Taiwan said Wednesday that it was not yet ready to work with China to set up systems aimed at helping to avoid military conflict, despite fast warming ties with its former rival.
"The two sides have accumulated mutual trust to some extent, but it is not enough for the signing of confidence building measures," deputy defence minister Andrew Yang said, as the island's four-yearly defence review was published.
As ties have improved in recent years, scholars came up with the idea of the measures to reduce the possibility of military conflict.
They would aim to improve communication between the Chinese and Taiwanese militaries through steps such as setting up hot lines and swapping military drill information.
Currently, the two militaries have no way of communication with each other.
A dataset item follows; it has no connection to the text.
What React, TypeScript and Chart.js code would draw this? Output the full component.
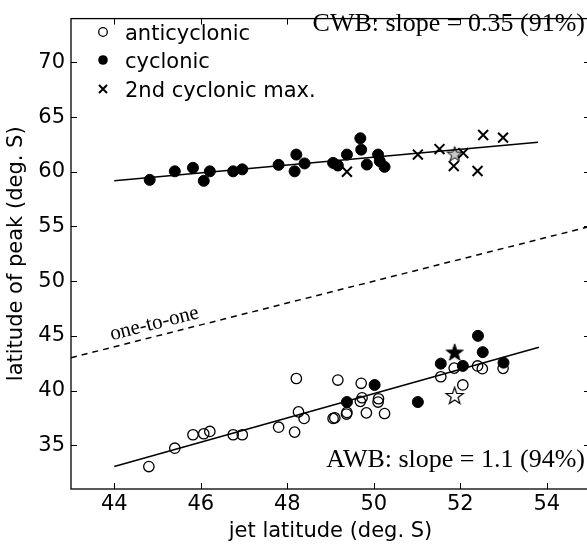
import React, { useEffect, useRef } from 'react';
import { Chart, registerables } from 'chart.js';

Chart.register(...registerables);

// ---------- data ----------
const xTickValues = [44, 46, 48, 50, 52, 54];
const yTickValues = [35, 40, 45, 50, 55, 60, 65, 70];

// CWB (upper cluster)
const cwbCycX = [44.82, 45.40, 45.82, 46.07, 46.21, 46.75, 46.96, 47.80, 48.21, 48.40, 48.17, 49.06, 49.17, 49.38, 49.69, 49.71, 49.84, 50.10, 50.14, 50.25];
const cwbCycY = [59.26, 60.04, 60.36, 59.17, 60.04, 60.04, 60.22, 60.63, 61.57, 60.76, 60.04, 60.81, 60.57, 61.57, 63.06, 62.02, 60.66, 61.57, 60.97, 60.45];
const cwbSecondX = [49.38, 51.02, 51.52, 52.07, 51.85, 52.53, 52.99, 52.40];
const cwbSecondY = [60.00, 61.57, 62.07, 61.71, 60.52, 63.36, 63.12, 60.07];
const cwbStarX = [51.87];
const cwbStarY = [61.65];

// AWB (lower cluster)
const awbAntiX = [44.80, 45.40, 45.82, 46.07, 46.21, 46.75, 46.96, 47.80, 48.17, 48.21, 48.26, 48.39, 49.06, 49.10, 49.17, 49.37, 49.38, 49.71, 49.73, 49.69, 49.83, 50.11, 50.10, 50.25, 51.55, 51.86, 52.06, 52.40, 52.51, 52.99];
const awbAntiY = [33.05, 34.73, 35.96, 36.05, 36.26, 35.96, 35.96, 36.65, 36.20, 41.10, 38.05, 37.45, 37.45, 37.50, 40.96, 37.85, 38.00, 40.66, 39.34, 39.01, 37.96, 39.25, 38.95, 37.90, 41.26, 42.05, 40.51, 42.25, 42.00, 42.03];
const awbCycX = [49.38, 50.02, 51.02, 51.55, 52.06, 52.41, 52.52, 53.00];
const awbCycY = [38.95, 40.51, 38.95, 42.46, 42.25, 45.00, 43.51, 42.55];
const awbStarFilledX = [51.87];
const awbStarFilledY = [43.51];
const awbStarOpenX = [51.87];
const awbStarOpenY = [39.55];

// fitted lines and reference
const cwbFitX = [44.0, 53.8];
const cwbFitY = [59.17, 62.70];
const awbFitX = [44.0, 53.82];
const awbFitY = [33.05, 43.96];
const oneToOneX = [43, 55];
const oneToOneY = [43, 55];

const legendLabels = ['anticyclonic', 'cyclonic', '2nd cyclonic max.'];
const cwbText = 'CWB: slope = 0.35 (91%)';
const awbText = 'AWB: slope = 1.1 (94%)';
const oneToOneText = 'one-to-one';
const xTitle = 'jet latitude (deg. S)';
const yTitle = 'latitude of peak (deg. S)';

const X_MIN = 43, X_MAX = 55, Y_MIN = 31, Y_MAX = 74;

const pts = (xs: number[], ys: number[]) => xs.map((x, i) => ({ x, y: ys[i] }));

const SANS = '"DejaVu Sans", sans-serif';
const SERIF = '"Liberation Serif", serif';

function makeStar(r: number, fill: string, stroke: string, lw: number) {
  const size = Math.ceil(2 * r + 2 * lw + 4);
  const c = document.createElement('canvas');
  c.width = size;
  c.height = size;
  const ctx = c.getContext('2d')!;
  const cx = size / 2, cy = size / 2 + 0.8;
  ctx.beginPath();
  for (let i = 0; i < 10; i++) {
    const rad = i % 2 === 0 ? r : r * 0.4;
    const a = -Math.PI / 2 + (i * Math.PI) / 5;
    const px = cx + rad * Math.cos(a);
    const py = cy + rad * Math.sin(a);
    if (i === 0) ctx.moveTo(px, py); else ctx.lineTo(px, py);
  }
  ctx.closePath();
  ctx.fillStyle = fill;
  ctx.fill();
  ctx.lineWidth = lw;
  ctx.strokeStyle = stroke;
  ctx.lineJoin = 'miter';
  ctx.stroke();
  return c;
}

const framePlugin = {
  id: 'frameAndText',
  afterDraw(chart: any) {
    const { ctx, chartArea } = chart;
    const { left, right, top, bottom } = chartArea;
    const xs = chart.scales.x;
    const ys = chart.scales.y;
    ctx.save();
    ctx.strokeStyle = '#000';
    ctx.lineWidth = 1.3;
    ctx.strokeRect(left, top, right - left, bottom - top);
    const tl = 6;
    ctx.beginPath();
    xTickValues.forEach((v) => {
      const px = Math.round(xs.getPixelForValue(v)) + 0.5;
      ctx.moveTo(px, bottom); ctx.lineTo(px, bottom - tl);
      ctx.moveTo(px, top); ctx.lineTo(px, top + tl);
    });
    yTickValues.forEach((v) => {
      const py = Math.round(ys.getPixelForValue(v)) + 0.5;
      ctx.moveTo(left, py); ctx.lineTo(left + tl, py);
      ctx.moveTo(right, py); ctx.lineTo(right - tl, py);
    });
    ctx.lineWidth = 1;
    ctx.stroke();

    // legend
    const lx = 103;
    const ly = [32, 60, 89];
    ctx.lineWidth = 1.3;
    ctx.beginPath();
    ctx.arc(lx, ly[0], 4.3, 0, Math.PI * 2);
    ctx.stroke();
    ctx.beginPath();
    ctx.arc(lx, ly[1], 4.8, 0, Math.PI * 2);
    ctx.fillStyle = '#000';
    ctx.fill();
    ctx.lineWidth = 2;
    ctx.beginPath();
    ctx.moveTo(lx - 4, ly[2] - 4); ctx.lineTo(lx + 4, ly[2] + 4);
    ctx.moveTo(lx + 4, ly[2] - 4); ctx.lineTo(lx - 4, ly[2] + 4);
    ctx.stroke();
    ctx.fillStyle = '#000';
    ctx.font = `21px ${SANS}`;
    ctx.textAlign = 'left';
    ctx.textBaseline = 'alphabetic';
    const baselines = [40, 68, 97];
    legendLabels.forEach((t, i) => ctx.fillText(t, 125, baselines[i]));

    // annotations
    ctx.font = `26px ${SERIF}`;
    ctx.textAlign = 'right';
    ctx.fillText(cwbText, 585, 31);
    ctx.fillText(awbText, 585, 467);

    // one-to-one label along dashed line
    const p1x = xs.getPixelForValue(oneToOneX[0]);
    const p1y = ys.getPixelForValue(oneToOneY[0]);
    const p2x = xs.getPixelForValue(oneToOneX[1]);
    const p2y = ys.getPixelForValue(oneToOneY[1]);
    const ang = Math.atan2(p2y - p1y, p2x - p1x);
    const cx = xs.getPixelForValue(45.0);
    const cy = ys.getPixelForValue(45.0);
    ctx.translate(cx, cy);
    ctx.rotate(ang);
    ctx.font = `21px ${SERIF}`;
    ctx.textAlign = 'center';
    ctx.fillText(oneToOneText, 0, -7);
    ctx.restore();
  },
};

export default function App() {
  const ref = useRef<HTMLCanvasElement>(null);
  useEffect(() => {
    if (!ref.current) return;
    const starGray = makeStar(8, '#c8c8c8', '#000', 1);
    const starBlack = makeStar(9, '#000', '#000', 1);
    const starWhite = makeStar(9, '#fff', '#000', 1.2);

    const lineDs = (xs: number[], ys: number[], dash: number[] = []) => ({
      type: 'line' as const,
      data: pts(xs, ys),
      borderColor: '#000',
      borderWidth: 1.5,
      borderDash: dash,
      pointRadius: 0,
      showLine: true,
      fill: false,
    });

    const chart = new Chart(ref.current, {
      type: 'scatter',
      data: {
        datasets: [
          lineDs(oneToOneX, oneToOneY, [6, 5]),
          lineDs(cwbFitX, cwbFitY),
          lineDs(awbFitX, awbFitY),
          {
            data: pts(awbAntiX, awbAntiY),
            pointStyle: 'circle',
            pointRadius: 5.2,
            borderWidth: 1.3,
            borderColor: '#000',
            backgroundColor: 'rgba(0,0,0,0)',
          },
          {
            data: pts(awbCycX, awbCycY),
            pointStyle: 'circle',
            pointRadius: 5.5,
            borderWidth: 1,
            borderColor: '#000',
            backgroundColor: '#000',
          },
          {
            data: pts(cwbCycX, cwbCycY),
            pointStyle: 'circle',
            pointRadius: 5.5,
            borderWidth: 1,
            borderColor: '#000',
            backgroundColor: '#000',
          },
          {
            data: pts(cwbSecondX, cwbSecondY),
            pointStyle: 'crossRot',
            pointRadius: 7,
            borderWidth: 2,
            borderColor: '#000',
          },
          { data: pts(cwbStarX, cwbStarY), pointStyle: starGray as any, pointRadius: 8 },
          { data: pts(awbStarFilledX, awbStarFilledY), pointStyle: starBlack as any, pointRadius: 9 },
          { data: pts(awbStarOpenX, awbStarOpenY), pointStyle: starWhite as any, pointRadius: 9 },
        ] as any,
      },
      options: {
        animation: false,
        responsive: false,
        devicePixelRatio: 1,
        layout: { padding: { left: 0, right: 10, top: 10, bottom: 0 } },
        plugins: { legend: { display: false }, tooltip: { enabled: false } },
        scales: {
          x: {
            type: 'linear',
            min: X_MIN,
            max: X_MAX,
            afterBuildTicks: (s: any) => { s.ticks = xTickValues.map((v) => ({ value: v })); },
            afterFit: (s: any) => { s.height = 55; },
            grid: { display: false, drawTicks: false },
            border: { display: false },
            ticks: { color: '#000', font: { family: SANS, size: 21 }, padding: 3, maxRotation: 0 },
            title: { display: true, text: xTitle, color: '#000', font: { family: SANS, size: 21 }, padding: { top: 0, bottom: 0 } },
          },
          y: {
            type: 'linear',
            min: Y_MIN,
            max: Y_MAX,
            afterBuildTicks: (s: any) => { s.ticks = yTickValues.map((v) => ({ value: v })); },
            afterFit: (s: any) => { s.width = 71; },
            grid: { display: false, drawTicks: false },
            border: { display: false },
            ticks: { color: '#000', font: { family: SANS, size: 21 }, padding: 6 },
            title: { display: true, text: yTitle, color: '#000', font: { family: SANS, size: 21 }, padding: { top: 4, bottom: 0 } },
          },
        },
      },
      plugins: [framePlugin],
    } as any);
    return () => chart.destroy();
  }, []);

  return (
    <div style={{ position: 'absolute', left: 0, top: 0, width: 587, height: 544, overflow: 'hidden', background: '#fff' }}>
      <canvas ref={ref} width={600} height={544} style={{ display: 'block', width: 600, height: 544 }} />
    </div>
  );
}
Since Beijing-friendly Ma Ying-jeou became Taiwan's president in 2008, the island and its giant neighbour have forged 18 agreements covering a broad range of fields, from trade to banking and tackling crime.
The defence review examines the perceived growing military threat from China, despite the reduction in tensions.
The 2013 edition warned that China is fast modernising its forces that could be used to deter the United States from intervening in any conflict in the Taiwan Strait, the body of water separating Taiwan and China.
The People's Liberation Army has deployed more anti-ship ballistic missiles on their warships and has more conventional and nuclear submarines, it said.
China still officially regards Taiwan as part of its territory awaiting reunification, by force if necessary, although the island has governed itself since the two sides separated in 1949 after a long civil war.